Day 4 and it still doesn’t feel real. I miss you more than I could even have imagined. Time passes by and I can’t feel anything except the agony. I still have so many questions, I don’t understand. If you love me, how can you let me go? I need you back, but the old you, who really loved me and wanted me. I just want you to want me more than anything. I need my best friend, I need to touch you, feel you, smell you, hear you, kiss you. It’s too much. I need you. Love of my life, come back, please come back.
And just like that you forgot how much it hurts. They don’t show the part where you’re considering killing yourself in romantic comedies?. It’s like something is stabbing my heart. I want something to take the pain away, anything, please. I feel like I’m going to vomit and the constant ebbing flow of tears is dehydrating my entire body. I wonder if I’ll ever feel okay again. That slight chance he’ll come back is lingering, and giving me an anxiety attack, I want it. I need it. But even if he does, will things ever be the same? I’m going to be in constant fear that if I even have so much as an emotion, he’ll leave me. I’ll fuck him day and night, because I’m scared if I don’t, he’ll want it somewhere else. I’ll smile every damn second of the day. I’ll give him his space, to be with his boys. I’ll let him do drugs and play the drums until his heart is content. But I know, that somehow in this deep dark world of letting him do whatever he wants, I’m going to lose myself. I’m going to become someone I don’t know. I’m going to become a girl who gets fucked over at every second, a girl who lets her man do whatever the fuck he wants to her, I’m gonna become a slave. But slavery is a small price to pay. The thing is being in love will make you do some weird shit. I would rather lose myself in a man who isn’t even sure about me, than to be without him. I would rather bend over backwards for a man who probably doesn’t deserve me, than be alone. This startling, gut wrenching, pain of a heart break is enough to make you do things you never thought you would do. Being dumped will make you crazy.

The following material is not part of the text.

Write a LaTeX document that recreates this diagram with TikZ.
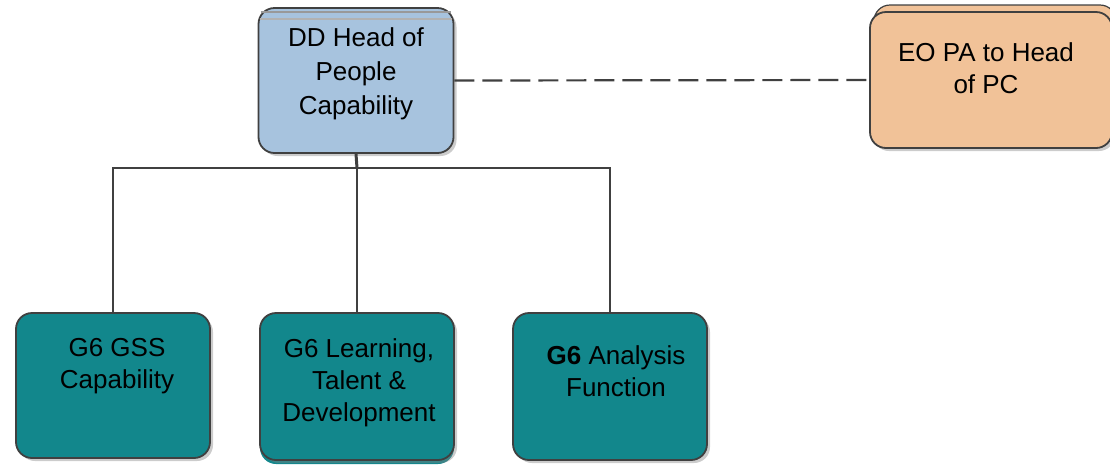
\documentclass[tikz,border=0pt]{standalone}
\usepackage{fontspec}
\setmainfont{Liberation Sans}
\usetikzlibrary{positioning,shadows}
\definecolor{capblue}{RGB}{167,195,222}
\definecolor{paorange}{RGB}{241,194,152}
\definecolor{gteal}{RGB}{18,135,140}
\definecolor{edgegrey}{RGB}{64,64,64}
\tikzset{
  box/.style={draw=edgegrey,line width=1.8pt,rounded corners=16pt,inner sep=0pt,
    minimum width=194pt,minimum height=145pt,
    drop shadow={shadow xshift=3pt,shadow yshift=-3pt,opacity=0.4}},
  backbox/.style={draw=edgegrey,line width=1.2pt,rounded corners=16pt,inner sep=0pt},
  txt/.style={font=\fontsize{26}{32}\selectfont,align=center,anchor=north,inner sep=0pt},
  link/.style={draw=edgegrey,line width=2.2pt},
  staff/.style={link,dash pattern=on 20pt off 8pt}
}
\begin{document}
\begin{tikzpicture}[x=1pt,y=-1pt]
\useasboundingbox (0,0) rectangle (1110,467);
% head of people capability
\node[box,fill=capblue,minimum width=195pt] (head) at (356,80.5) {};
\draw[gray!80,line width=1.5pt] ([xshift=3pt,yshift=-5pt]head.north west) -- ([xshift=-3pt,yshift=-5pt]head.north east);
\draw[gray!60,line width=1.5pt] ([xshift=2pt,yshift=-12pt]head.north west) -- ([xshift=-2pt,yshift=-12pt]head.north east);
\node[txt,font=\fontsize{26}{34}\selectfont] (headtxt) at (356,27) {DD Head of\\People\\Capability};
% PA
\node[backbox,fill=paorange,minimum width=242pt,minimum height=136pt] (paback) at (995,73) {};
\node[box,fill=paorange,minimum width=242pt,minimum height=136pt] (pa) at (991,80) {};
\node[txt] (patxt) at (986,42) {EO PA to Head\\of PC};
% G6 teams
\node[box,fill=gteal] (gss) at (113,385.5) {};
\node[txt] (gsstxt) at (117,338) {G6 GSS\\Capability};
\node[fill=gteal,rounded corners=16pt,minimum width=194pt,minimum height=145pt] (ltdback) at (357,391.5) {};
\node[box,fill=gteal,minimum height=147pt] (ltd) at (357,386.5) {};
\node[txt] (ltdtxt) at (359,338) {G6 Learning,\\Talent \&\\Development};
\node[box,fill=gteal,minimum height=147pt] (ana) at (610,386.5) {};
\node[txt] (anatxt) at (616,345) {\textbf{G6} Analysis\\Function};
% connectors
\coordinate (bus) at (357,168);
\draw[link,line width=3pt] (head.south) -- (bus);
\draw[link] (bus) -| (gss.north);
\draw[link] (bus) -| (ana.north);
\draw[link] (bus) -- (ltd.north);
\draw[staff] (head.east) -- (pa.west);
\end{tikzpicture}
\end{document}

I don’t know how I can be filled with so much sadness at one time. The sun is rising and setting everyday, I have people I love surrounding me, but all I feel is sadness. It’s not poetic, it’s not romantic, it’s not dark, it’s sad. Being depressed is sad. I can look at the person I love and feel nothing. I can have hurtful things said to me, and feel nothing. I can look at all the beauty in the world, and feel nothing. That’s what depression does to you, it makes you feel nothing, nothing other than the pain you already feel beating inside your chest. The pain that pushes away your loved ones, makes you perform at a startling low rate, makes you be unbearable to be around. Why is it that sadness forces people to turn around and run? No one wants to deal with it. It’s contagious, everyone thinks if they’re around sadness too long that they will be infected with it too. They’re not wrong. Sadness has a way of latching onto people and sucking all the bright and cheerful out of them. Sadness is not my friend.